Speaking to the Economic Times, Sharma offered a stern lesson in the ways of the world: "Remember, fairly won public contracts rarely have any profitability. It's almost always sweetheart deals that carry supernormal profits."
Sharma may sound a bit too cynical. But he differs only in tone and style from India's most prestigious businessmen, such as Ratan Tata, Anil Ambani and Sunil Mittal. For them, Narendra Modi, the Hindu nationalist chief minister accused of complicity in the murder of more than 2,000 Muslims in 2002 (and still barred from travel to the US), is a great visionary for opening up his state's ample resources to businessmen.
"Markets are not there for morality," Sharma helpfully pointed out. But are they at least there for the sake of national economies? It is nice to think, as the Economist recently claimed, that the "whole of India" got a "big confidence boost" out of Tata's acquisitions of such prominent European brands as Jaguar and Corus. But Tata, like Ambani and Mittal, is putting the bulk of his investments abroad, looking, like so many globalised corporates, for an investment climate and tax regime conducive to more corporate profitability; and the UK chancellor, George Osborne, is only too happy to oblige.

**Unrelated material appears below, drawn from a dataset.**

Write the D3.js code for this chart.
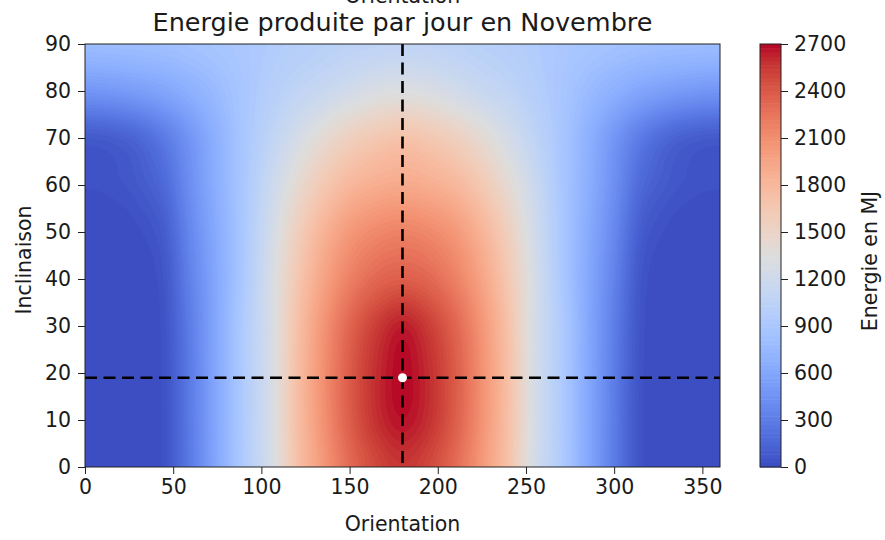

This is the brave new world of globalisation in which nothing is what it seems. And it bears more than a passing resemblance to another promised utopia: an alternate reality in which statistics were shamelessly manipulated, and a tiny privileged elite dominating both political and economic life lorded it over the rest, while propaganda machinery manned by a conformist media and assorted "useful idiots" stood ever ready to deceive the restless masses with loud proclamations of a new dawn for humanity. One day, of course, its bluff was called; and we may not have to wait too long before the Potemkin villages of our own time (Himachal's Tommy Hillfiger and private universities being the least of them) come crashing down.